Alan Tudyk stars as Ben Chapman in the upcoming movie 42, which chronicles the life of baseball legend Jackie Robinson. Now, the actor speaks to Hypable about the controversial role.
Hypable has spoken to actor Alan Tudyk both about his upcoming Suburgatory storylines and about his thoughts on a Firefly revival, and now we bring you the final part of the interview. Here, Tudyk previews his role in the upcoming movie 42, which premieres April 12.
42 tells the incredible story of baseball legend Jackie Robinson (played by Chadwick Boseman), who became the first black Major League Baseball player in the United States when he signed with the Brooklyn Dodgers in 1947.
In the movie, Alan Tudyk plays Phillies manager Ben Chapman – Robinson’s greatest adversary off the field, who actively tries to undermine Robinson’s position and spreads very vocal racial slurs about the player.
Naturally, any actor might find such a role hard to take on, but writer and director Brian Helgeland believed that Tudyk was the man for the job. Tudyk, on his part, has nothing but praise for the director.
“I was really excited to work with Brian Helgeland again after working on The Knight’s Tale together,” he says, “and the script was just so brilliantly written.”
It was Helgeland who approached Tudyk about playing Ben Chapman because of the complexity of the character. While Ben Chapman was, in Tudyk’s words, “not a very nice guy, basically the face of the worst racism at the time,” he was also someone who a lot of people really liked. “So Brian had said that he wanted me to play it, because he didn’t want somebody who just comes on and plays a villain,” Tudyk explains.
Helgeland’s vision for the movie included a Ben Chapman who wasn’t just an average bad guy. “He wanted someone to do Ben who could show that he wasn’t just straight-up evil. That he was a ‘good ol’ boy’ who just had this very narrow view of race,” Tudyk says. “Ben was a product of where he grew up – and that’s how I played him. He’s not out there just being a meanie, he’s out there having a good time, he’s having fun.”
While Tudyk was happy to take on this role, he did have a few reservations going in. “I was a little worried,” he confesses. “People identify actors with their characters, and up until this point it’s been really good for me. I’ve played a lot of really funny, silly characters… so people will be like, ‘oh, I really like that pirate who plays dodgeball, there he is right there!’ It’s a good thing.” Now, there is perhaps a slight worry that people will identify him as, “‘that racist guy who got fired from baseball after being such an ass.’”
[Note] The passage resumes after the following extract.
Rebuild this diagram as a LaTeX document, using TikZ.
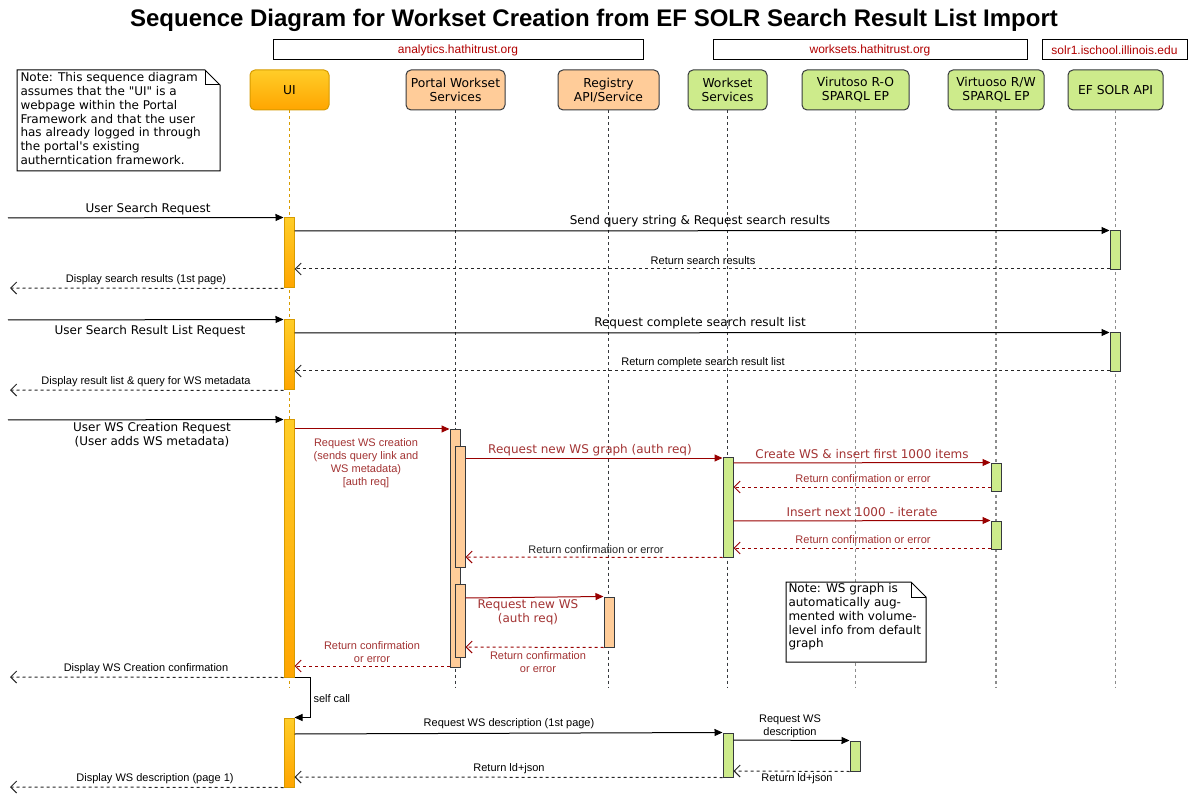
\documentclass[tikz,border=0pt]{standalone}
\usepackage{fontspec}
\setmainfont{DejaVu Sans}
\newfontfamily\plaindv{DejaVu Sans}
\newfontfamily\arialf{Liberation Sans}
\usetikzlibrary{arrows.meta,calc}
\definecolor{orgA}{HTML}{FFCD28}
\definecolor{orgB}{HTML}{FFA500}
\definecolor{orgE}{HTML}{D79B00}
\definecolor{peach}{HTML}{FFCC99}
\definecolor{lgreen}{HTML}{CDEB8B}
\definecolor{dk}{HTML}{36393D}
\definecolor{dred}{HTML}{990000}
\definecolor{tred}{HTML}{A33333}
\definecolor{hred}{HTML}{B20000}
\tikzset{
  head/.style={rounded corners=5, minimum height=40, inner sep=2, align=center, font=\fontsize{12.3}{14}\selectfont, draw=dk},
  headO/.style={head, top color=orgA, bottom color=orgB, draw=orgE},
  headP/.style={head, fill=peach},
  headG/.style={head, fill=lgreen},
  host/.style={draw=black, minimum height=20, inner sep=0, font=\arialf\fontsize{12}{13}\selectfont, text=hred},
  act/.style={minimum width=10, inner sep=0, draw=dk},
  actO/.style={act, top color=orgA, bottom color=orgB, draw=orgE},
  actP/.style={act, fill=peach},
  actG/.style={act, fill=lgreen},
  lifeO/.style={draw=orgE, dash pattern=on 3pt off 3pt},
  lifeD/.style={draw=dk, dash pattern=on 3pt off 3pt},
  lifeL/.style={draw=black!45, dash pattern=on 3pt off 3pt, line width=1.2pt},
  sync/.style={draw=black, -{Triangle[length=8pt,width=7pt]}},
  ret/.style={draw=black!85, dash pattern=on 3pt off 3pt, -{Straight Barb[length=6pt,width=12pt]}},
  rsync/.style={draw=dred, -{Triangle[length=8pt,width=7pt]}},
  rret/.style={draw=dred, dash pattern=on 3pt off 3pt, -{Straight Barb[length=6pt,width=12pt]}},
  big/.style={font=\fontsize{12}{14}\selectfont, inner sep=0, align=center},
  small/.style={font=\arialf\fontsize{11}{13}\selectfont, inner sep=0, align=center},
  bigR/.style={big, text=tred},
  smallR/.style={small, text=tred},
  notetxt/.style={font=\plaindv\fontsize{12}{13.8}\selectfont, inner sep=0, align=left, anchor=north west},
}
\begin{document}
\begin{tikzpicture}[x=1pt,y=-1pt,line width=1pt]
\useasboundingbox[fill=white] (0,0) rectangle (1189,799);
% title
\node[font=\arialf\bfseries\fontsize{24}{27}\selectfont] (title) at (594,20) {Sequence Diagram for Workset Creation from EF SOLR Search Result List Import};
% hosts
\node[host, minimum width=370] (h1) at (458,50) {analytics.hathitrust.org};
\node[host, minimum width=314] (h2) at (870,50) {worksets.hathitrust.org};
\node[host, minimum width=145] (h3) at (1114.5,50) {solr1.ischool.illinois.edu};
% note 1
\node[minimum width=202, minimum height=100, inner sep=0, anchor=north west] (n1) at (17,70) {};
\draw[fill=white] (n1.north west) -- ($(n1.north east)+(-15,0)$) -- ($(n1.north east)+(0,15)$) -- (n1.south east) -- (n1.south west) -- cycle;
\draw ($(n1.north east)+(-15,0)$) -- ($(n1.north east)+(-15,15)$) -- ($(n1.north east)+(0,15)$);
\node[notetxt] (n1t) at ($(n1.north west)+(3,2)$) {Note: This sequence diagram\\assumes that the "UI" is a\\webpage within the Portal\\Framework and that the user\\has already logged in through\\the portal's existing\\autherntication framework.};
% heads
\node[headO, minimum width=79] (ui) at (289.5,90) {UI};
\node[headP, minimum width=99] (pws) at (455.5,90) {Portal Workset\\Services};
\node[headP, minimum width=101] (reg) at (608.5,90) {Registry\\API/Service};
\node[headG, minimum width=79] (wss) at (727.5,90) {Workset\\Services};
\node[headG, minimum width=107] (vro) at (855.5,90) {Virutoso R-O\\SPARQL EP};
\node[headG, minimum width=96] (vrw) at (996,90) {Virtuoso R/W\\SPARQL EP};
\node[headG, minimum width=95] (ef) at (1115.5,90) {EF SOLR API};
% lifelines
\coordinate (bot) at (0,688);
\draw[lifeO] (ui.south) -- (ui.south |- bot);
\draw[lifeD] (pws.south) -- (pws.south |- bot);
\draw[lifeD] (reg.south) -- (reg.south |- bot);
\draw[lifeD] (wss.south) -- (wss.south |- bot);
\draw[lifeL] (vro.south) -- (vro.south |- bot);
\draw[lifeL] (vrw.south) -- (vrw.south |- bot);
\draw[lifeL] (ef.south) -- (ef.south |- bot);
% activation bars
\node[actO, minimum height=70] (u1) at (289,253) {};
\node[actO, minimum height=70] (u2) at (289,355) {};
\node[actO, minimum height=257] (u3) at (289,548.5) {};
\node[actO, minimum height=69] (u4) at (289,752.5) {};
\node[actG, minimum height=39] (e1) at (1115,250.5) {};
\node[actG, minimum height=39] (e2) at (1115,352.5) {};
\node[actP, minimum height=237] (p1) at (455,548.5) {};
\node[actP, minimum height=120] (p2) at (460,507) {};
\node[actP, minimum height=73] (p3) at (460,620.5) {};
\node[actG, minimum height=100] (w1) at (728,507) {};
\node[actG, minimum height=44] (w2) at (728,755) {};
\node[actG, minimum height=28] (r1) at (996,477) {};
\node[actG, minimum height=28] (r2) at (996,535) {};
\node[actP, minimum height=50] (g1) at (609,622) {};
\node[actG, minimum height=30] (o1) at (855,756) {};
% free ends
\coordinate (in1) at (8,218);
\coordinate (out1) at (10,288);
\coordinate (in2) at (8,320);
\coordinate (out2) at (10,390);
\coordinate (in3) at (8,420);
\coordinate (out3) at (10,677);
\coordinate (out4) at (10,787);
% block 1
\draw[sync] (in1) -- (u1.north west);
\node[big] (l1) at (148,209) {User Search Request};
\draw[sync] (u1.east |- 0,231) -- (e1.north west);
\node[big] (l2) at (700,221) {Send query string \& Request search results};
\draw[ret] (e1.west |- 0,269) -- (u1.east |- 0,269);
\node[small] (l3) at (703,261) {Return search results};
\draw[ret] (u1.south west) -- (out1);
\node[small] (l4) at (146,280) {Display search results (1st page)};
% block 2
\draw[sync] (in2) -- (u2.north west);
\node[big] (l5) at (150,331) {User Search Result List Request};
\draw[sync] (u2.east |- 0,333) -- (e2.north west);
\node[big] (l6) at (700,323) {Request complete search result list};
\draw[ret] (e2.west |- 0,371) -- (u2.east |- 0,371);
\node[small] (l7) at (703,363) {Return complete search result list};
\draw[ret] (u2.south west) -- (out2);
\node[small] (l8) at (146,382) {Display result list \& query for WS metadata};
% block 3
\draw[sync] (in3) -- (u3.north west);
\node[big] (l9) at (152,434.5) {User WS Creation Request\\(User adds WS metadata)};
\draw[rsync] (u3.east |- 0,429) -- (p1.west |- 0,429);
\node[smallR] (l10) at (366,463) {Request WS creation\\(sends query link and\\WS metadata)\\{[auth req]}};
\draw[rsync] (p2.east |- 0,458) -- (w1.west |- 0,458);
\node[bigR] (l11) at (590,450) {Request new WS graph (auth req)};
\draw[rsync] (w1.east |- 0,463) -- (r1.north west);
\node[bigR] (l12) at (862,454) {Create WS \& insert first 1000 items};
\draw[rret] (r1.west |- 0,487) -- (w1.east |- 0,487);
\node[smallR] (l13) at (863,479) {Return confirmation or error};
\draw[rsync] (w1.east |- 0,521) -- (r2.north west);
\node[bigR] (l14) at (862,512) {Insert next 1000 - iterate};
\draw[rret] (r2.west |- 0,548) -- (w1.east |- 0,548);
\node[smallR] (l15) at (863,540) {Return confirmation or error};
\draw[rret] (w1.south west) -- (p2.east |- 0,557);
\node[small, text=black!85] (l16) at (596,550) {Return confirmation or error};
\draw[rsync] (p3.east |- 0,598) -- (g1.north west);
\node[bigR] (l17) at (528,612) {Request new WS\\(auth req)};
\draw[rret] (g1.south west) -- (p3.east |- 0,647);
\node[smallR] (l18) at (538,662) {Return confirmation\\or error};
\draw[rret] (p1.west |- 0,666) -- (u3.east |- 0,666);
\node[smallR] (l19) at (372,652) {Return confirmation\\or error};
\draw[ret] (u3.south west) -- (out3);
\node[small] (l20) at (146,669) {Display WS Creation confirmation};
% self call
\draw[sync] (u3.south east) -- ++(16,0) |- (u4.north east);
\node[small, anchor=west] (l21) at (313,699) {self call};
% block 4
\draw[sync] (u4.east |- 0,734) -- (w2.north west);
\node[small] (l22) at (509,724) {Request WS description (1st page)};
\draw[sync] (w2.east |- 0,740) -- (o1.north west);
\node[small] (l23) at (790,726) {Request WS\\description};
\draw[ret] (o1.south west) -- (w2.east |- 0,771);
\node[small] (l24) at (797,779) {Return ld+json};
\draw[ret] (w2.south west) -- (u4.east |- 0,777);
\node[small] (l25) at (509,769) {Return ld+json};
\draw[ret] (u4.south west) -- (out4);
\node[small] (l26) at (155,779) {Display WS description (page 1)};
% note 2
\node[minimum width=139, minimum height=79, inner sep=0, anchor=north west] (n2) at (786,582) {};
\draw[fill=white] (n2.north west) -- ($(n2.north east)+(-15,0)$) -- ($(n2.north east)+(0,15)$) -- (n2.south east) -- (n2.south west) -- cycle;
\draw ($(n2.north east)+(-15,0)$) -- ($(n2.north east)+(-15,15)$) -- ($(n2.north east)+(0,15)$);
\node[notetxt] (n2t) at ($(n2.north west)+(2,1)$) {Note: WS graph is\\automatically aug-\\mented with volume-\\level info from default\\graph};
\end{tikzpicture}
\end{document}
At the same time, “the things he’s saying aren’t being said just to make the audience feel a certain way. It’s actually what was being said, and this guy was actually the manager of a major-league team standing out in front of everybody, saying these things.”
Tudyk also confesses that shooting some of the more explicit scenes took a toll on him. “There were some scenes, the scenes where I was just really race-bating Jackie, those scenes were very hard,” he says. “And they put me in a really bad mood. And then I went home, I realised that I was in this terrible mood, basically taking my work home with me.”
Despite having to get into the mindset of this character however, “being a part of this movie is just really fantastic,” Tudyk says. “There’s some laughs in it, too, and some really great performances. Certainly, there’s Harrison Ford like you’ve never seen him before.”
Harrison Ford underwent quite a transformation to play Robinson’s coach Branch Rickey, and even Tudyk admits that, “there are moments within it where you’re like, ‘oh right, this is Harrison Ford!’ He doesn’t look like him, and he’s got this deep voice as the cigar-chomping Branch Rickey – who was also this great, colourful character at the time.”
Ultimately, Tudyk says, this movie tells a story which should have been told a long time ago. “It was an important time in baseball, in the United States,” he says. “All the characters who were around at that time, the baseball hall of famers who were just getting their start at that time, they were on that team.”
And more than anything else, “it shows how amazing Jackie Robinson was. That’s gonna come across: what an amazing – not just baseball player – but civil rights leader and human being he was.”
42 hits theaters on April 12. It also stars Christopher Meloni, Lucas Black, and Nicole Beharie.